PEI Licensing, owner of the Penguin apparel trademark, filed a lawsuit against the NFT project in the United States District Court for the Southern District of Florida. The company alleges that Pudgy Penguins’ retail merchandise strategy infringes on its long-standing Penguin brand and misleads consumers about potential affiliations.
According to the complaint, PEI sent a cease-and-desist letter to Pudgy Penguins in October 2023. The filing states that the NFT brand continued producing apparel and consumer products despite the warning.
Could Retail Success Turn Into A Legal Liability?
The dispute highlights the broader pivot many NFT brands attempted after digital collectible markets cooled. Projects that once relied on secondary trading royalties began experimenting with physical merchandise and mainstream retail distribution.
Few have expanded as quickly as Pudgy Penguins. The brand placed plush toys in large retailers including Walmart and Target, reaching audiences well beyond the traditional NFT market.
But that crossover into traditional retail also introduces new intellectual property risks. Unlike crypto-native branding disputes, consumer products fall squarely within established trademark law frameworks.
“Defendant knew, or should have known, that Defendant’s unauthorized use of Defendant’s Marks would cause an injury,” PEI’s lawyers wrote in the filing.
They argued the branding may create the “incorrect belief” that Pudgy Penguins has a connection with the Penguin apparel company.
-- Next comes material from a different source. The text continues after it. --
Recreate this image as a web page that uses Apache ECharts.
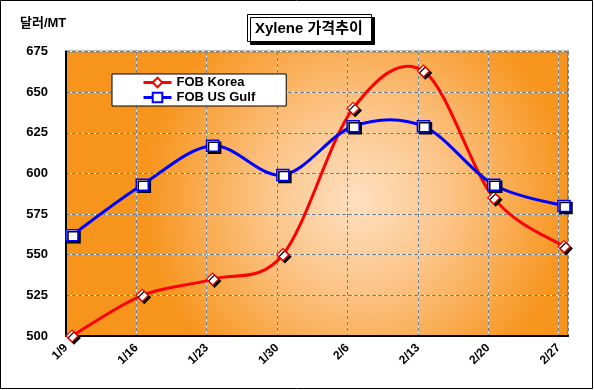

The lawsuit seeks monetary damages, including profits generated from the alleged infringing products and compensation for harm to PEI’s brand value. The company has also requested a jury trial.
The legal clash arrives as NFT companies increasingly attempt to build intellectual property franchises beyond digital collectibles. What happens when internet-native brands collide with decades-old trademarks?
The next milestone will likely come as the Florida court determines whether Pudgy Penguins’ retail branding crosses the threshold for consumer confusion under U.S. trademark law.